To do:
Reproduce the listing below word for word, with no pictures.

"""

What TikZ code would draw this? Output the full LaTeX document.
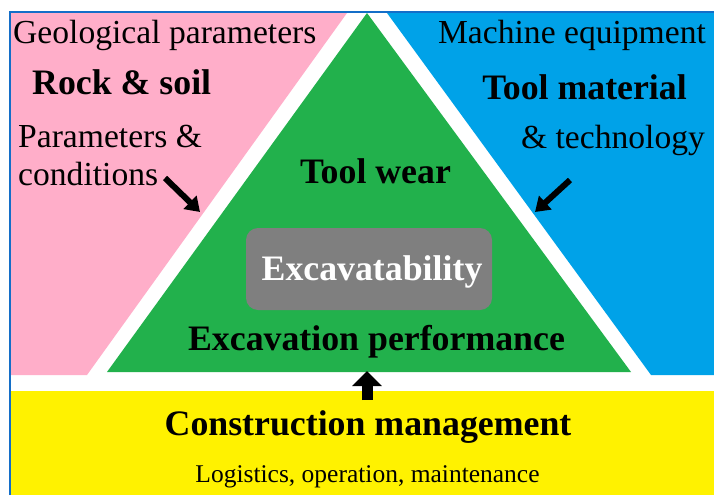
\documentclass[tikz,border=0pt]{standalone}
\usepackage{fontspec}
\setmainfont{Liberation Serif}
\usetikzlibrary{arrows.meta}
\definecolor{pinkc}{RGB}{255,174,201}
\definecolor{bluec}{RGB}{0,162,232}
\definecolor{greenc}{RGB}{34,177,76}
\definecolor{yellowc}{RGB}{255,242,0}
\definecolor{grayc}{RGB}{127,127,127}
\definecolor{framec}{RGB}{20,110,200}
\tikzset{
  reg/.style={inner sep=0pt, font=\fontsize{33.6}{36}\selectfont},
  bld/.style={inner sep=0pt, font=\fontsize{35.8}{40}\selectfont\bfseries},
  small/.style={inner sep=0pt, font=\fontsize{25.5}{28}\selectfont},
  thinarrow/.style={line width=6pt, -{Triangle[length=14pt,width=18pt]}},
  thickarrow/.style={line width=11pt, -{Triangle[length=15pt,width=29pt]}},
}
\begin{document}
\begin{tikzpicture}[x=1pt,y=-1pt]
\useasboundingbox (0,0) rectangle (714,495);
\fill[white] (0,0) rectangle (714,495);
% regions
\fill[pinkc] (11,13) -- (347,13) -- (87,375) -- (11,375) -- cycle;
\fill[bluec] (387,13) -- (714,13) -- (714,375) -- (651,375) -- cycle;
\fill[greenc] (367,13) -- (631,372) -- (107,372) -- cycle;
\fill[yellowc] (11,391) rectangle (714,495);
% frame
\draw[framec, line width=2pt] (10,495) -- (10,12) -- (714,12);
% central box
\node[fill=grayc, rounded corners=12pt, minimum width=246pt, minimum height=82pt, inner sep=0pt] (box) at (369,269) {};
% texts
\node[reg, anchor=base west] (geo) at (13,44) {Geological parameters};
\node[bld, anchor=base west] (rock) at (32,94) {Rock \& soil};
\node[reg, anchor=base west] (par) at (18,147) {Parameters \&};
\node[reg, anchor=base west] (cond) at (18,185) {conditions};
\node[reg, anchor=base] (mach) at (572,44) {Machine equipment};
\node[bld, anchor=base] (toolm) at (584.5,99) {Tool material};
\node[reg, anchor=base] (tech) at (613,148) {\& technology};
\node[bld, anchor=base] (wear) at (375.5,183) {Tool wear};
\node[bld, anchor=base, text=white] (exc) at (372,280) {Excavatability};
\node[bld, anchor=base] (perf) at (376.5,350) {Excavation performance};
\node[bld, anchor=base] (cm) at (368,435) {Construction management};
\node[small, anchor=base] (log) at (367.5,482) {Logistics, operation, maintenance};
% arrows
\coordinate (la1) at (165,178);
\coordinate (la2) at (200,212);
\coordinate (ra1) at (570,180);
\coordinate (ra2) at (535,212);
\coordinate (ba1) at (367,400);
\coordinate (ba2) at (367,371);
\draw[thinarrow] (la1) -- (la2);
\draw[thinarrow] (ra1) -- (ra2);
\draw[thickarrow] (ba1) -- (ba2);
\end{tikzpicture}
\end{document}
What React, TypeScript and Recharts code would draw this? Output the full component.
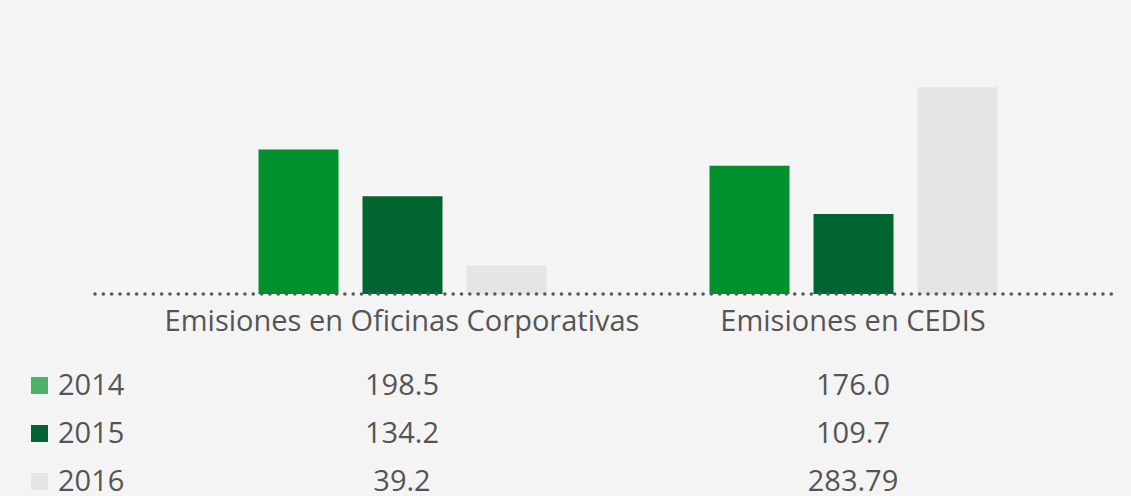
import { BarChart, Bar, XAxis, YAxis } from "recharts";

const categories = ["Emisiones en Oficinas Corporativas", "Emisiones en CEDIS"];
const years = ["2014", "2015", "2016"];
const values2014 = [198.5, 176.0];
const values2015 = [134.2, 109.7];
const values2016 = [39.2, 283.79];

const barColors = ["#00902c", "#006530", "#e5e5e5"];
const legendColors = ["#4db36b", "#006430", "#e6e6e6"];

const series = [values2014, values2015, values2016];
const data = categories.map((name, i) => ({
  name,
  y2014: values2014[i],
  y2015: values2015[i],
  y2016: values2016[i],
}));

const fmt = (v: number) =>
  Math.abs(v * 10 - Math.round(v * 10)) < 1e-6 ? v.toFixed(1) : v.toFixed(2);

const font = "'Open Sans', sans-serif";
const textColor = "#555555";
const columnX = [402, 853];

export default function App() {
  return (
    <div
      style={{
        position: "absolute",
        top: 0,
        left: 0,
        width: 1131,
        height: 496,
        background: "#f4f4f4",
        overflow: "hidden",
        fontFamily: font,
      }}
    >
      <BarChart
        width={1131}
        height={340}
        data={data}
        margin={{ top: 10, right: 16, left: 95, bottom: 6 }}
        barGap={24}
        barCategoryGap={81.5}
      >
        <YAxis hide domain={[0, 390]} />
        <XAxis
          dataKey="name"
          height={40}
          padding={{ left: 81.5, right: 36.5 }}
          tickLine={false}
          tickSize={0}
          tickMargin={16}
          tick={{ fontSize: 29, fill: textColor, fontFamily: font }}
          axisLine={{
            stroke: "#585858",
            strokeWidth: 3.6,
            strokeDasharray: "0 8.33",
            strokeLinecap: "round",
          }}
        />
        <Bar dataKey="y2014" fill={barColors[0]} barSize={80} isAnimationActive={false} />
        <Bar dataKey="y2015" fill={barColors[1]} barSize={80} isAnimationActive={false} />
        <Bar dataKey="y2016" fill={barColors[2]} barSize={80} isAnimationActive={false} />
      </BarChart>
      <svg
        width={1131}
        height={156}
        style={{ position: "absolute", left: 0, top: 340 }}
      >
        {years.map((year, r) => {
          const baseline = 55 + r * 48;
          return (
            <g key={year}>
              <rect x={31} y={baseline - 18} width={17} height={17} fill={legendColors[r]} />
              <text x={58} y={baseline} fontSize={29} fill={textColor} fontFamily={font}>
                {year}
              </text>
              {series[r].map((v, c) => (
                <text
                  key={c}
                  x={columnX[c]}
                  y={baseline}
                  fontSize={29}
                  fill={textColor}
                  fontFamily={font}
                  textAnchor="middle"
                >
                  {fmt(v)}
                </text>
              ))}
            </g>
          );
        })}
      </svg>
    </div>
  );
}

"""

Output:
What TikZ code would draw this? Output the full LaTeX document.
\documentclass[tikz,border=0pt]{standalone}
\usepackage{fontspec}
\setmainfont{Liberation Serif}
\usetikzlibrary{arrows.meta}
\definecolor{pinkc}{RGB}{255,174,201}
\definecolor{bluec}{RGB}{0,162,232}
\definecolor{greenc}{RGB}{34,177,76}
\definecolor{yellowc}{RGB}{255,242,0}
\definecolor{grayc}{RGB}{127,127,127}
\definecolor{framec}{RGB}{20,110,200}
\tikzset{
  reg/.style={inner sep=0pt, font=\fontsize{33.6}{36}\selectfont},
  bld/.style={inner sep=0pt, font=\fontsize{35.8}{40}\selectfont\bfseries},
  small/.style={inner sep=0pt, font=\fontsize{25.5}{28}\selectfont},
  thinarrow/.style={line width=6pt, -{Triangle[length=14pt,width=18pt]}},
  thickarrow/.style={line width=11pt, -{Triangle[length=15pt,width=29pt]}},
}
\begin{document}
\begin{tikzpicture}[x=1pt,y=-1pt]
\useasboundingbox (0,0) rectangle (714,495);
\fill[white] (0,0) rectangle (714,495);
% regions
\fill[pinkc] (11,13) -- (347,13) -- (87,375) -- (11,375) -- cycle;
\fill[bluec] (387,13) -- (714,13) -- (714,375) -- (651,375) -- cycle;
\fill[greenc] (367,13) -- (631,372) -- (107,372) -- cycle;
\fill[yellowc] (11,391) rectangle (714,495);
% frame
\draw[framec, line width=2pt] (10,495) -- (10,12) -- (714,12);
% central box
\node[fill=grayc, rounded corners=12pt, minimum width=246pt, minimum height=82pt, inner sep=0pt] (box) at (369,269) {};
% texts
\node[reg, anchor=base west] (geo) at (13,44) {Geological parameters};
\node[bld, anchor=base west] (rock) at (32,94) {Rock \& soil};
\node[reg, anchor=base west] (par) at (18,147) {Parameters \&};
\node[reg, anchor=base west] (cond) at (18,185) {conditions};
\node[reg, anchor=base] (mach) at (572,44) {Machine equipment};
\node[bld, anchor=base] (toolm) at (584.5,99) {Tool material};
\node[reg, anchor=base] (tech) at (613,148) {\& technology};
\node[bld, anchor=base] (wear) at (375.5,183) {Tool wear};
\node[bld, anchor=base, text=white] (exc) at (372,280) {Excavatability};
\node[bld, anchor=base] (perf) at (376.5,350) {Excavation performance};
\node[bld, anchor=base] (cm) at (368,435) {Construction management};
\node[small, anchor=base] (log) at (367.5,482) {Logistics, operation, maintenance};
% arrows
\coordinate (la1) at (165,178);
\coordinate (la2) at (200,212);
\coordinate (ra1) at (570,180);
\coordinate (ra2) at (535,212);
\coordinate (ba1) at (367,400);
\coordinate (ba2) at (367,371);
\draw[thinarrow] (la1) -- (la2);
\draw[thinarrow] (ra1) -- (ra2);
\draw[thickarrow] (ba1) -- (ba2);
\end{tikzpicture}
\end{document}
What React, TypeScript and Recharts code would draw this? Output the full component.
import { BarChart, Bar, XAxis, YAxis } from "recharts";

const categories = ["Emisiones en Oficinas Corporativas", "Emisiones en CEDIS"];
const years = ["2014", "2015", "2016"];
const values2014 = [198.5, 176.0];
const values2015 = [134.2, 109.7];
const values2016 = [39.2, 283.79];

const barColors = ["#00902c", "#006530", "#e5e5e5"];
const legendColors = ["#4db36b", "#006430", "#e6e6e6"];

const series = [values2014, values2015, values2016];
const data = categories.map((name, i) => ({
  name,
  y2014: values2014[i],
  y2015: values2015[i],
  y2016: values2016[i],
}));

const fmt = (v: number) =>
  Math.abs(v * 10 - Math.round(v * 10)) < 1e-6 ? v.toFixed(1) : v.toFixed(2);

const font = "'Open Sans', sans-serif";
const textColor = "#555555";
const columnX = [402, 853];

export default function App() {
  return (
    <div
      style={{
        position: "absolute",
        top: 0,
        left: 0,
        width: 1131,
        height: 496,
        background: "#f4f4f4",
        overflow: "hidden",
        fontFamily: font,
      }}
    >
      <BarChart
        width={1131}
        height={340}
        data={data}
        margin={{ top: 10, right: 16, left: 95, bottom: 6 }}
        barGap={24}
        barCategoryGap={81.5}
      >
        <YAxis hide domain={[0, 390]} />
        <XAxis
          dataKey="name"
          height={40}
          padding={{ left: 81.5, right: 36.5 }}
          tickLine={false}
          tickSize={0}
          tickMargin={16}
          tick={{ fontSize: 29, fill: textColor, fontFamily: font }}
          axisLine={{
            stroke: "#585858",
            strokeWidth: 3.6,
            strokeDasharray: "0 8.33",
            strokeLinecap: "round",
          }}
        />
        <Bar dataKey="y2014" fill={barColors[0]} barSize={80} isAnimationActive={false} />
        <Bar dataKey="y2015" fill={barColors[1]} barSize={80} isAnimationActive={false} />
        <Bar dataKey="y2016" fill={barColors[2]} barSize={80} isAnimationActive={false} />
      </BarChart>
      <svg
        width={1131}
        height={156}
        style={{ position: "absolute", left: 0, top: 340 }}
      >
        {years.map((year, r) => {
          const baseline = 55 + r * 48;
          return (
            <g key={year}>
              <rect x={31} y={baseline - 18} width={17} height={17} fill={legendColors[r]} />
              <text x={58} y={baseline} fontSize={29} fill={textColor} fontFamily={font}>
                {year}
              </text>
              {series[r].map((v, c) => (
                <text
                  key={c}
                  x={columnX[c]}
                  y={baseline}
                  fontSize={29}
                  fill={textColor}
                  fontFamily={font}
                  textAnchor="middle"
                >
                  {fmt(v)}
                </text>
              ))}
            </g>
          );
        })}
      </svg>
    </div>
  );
}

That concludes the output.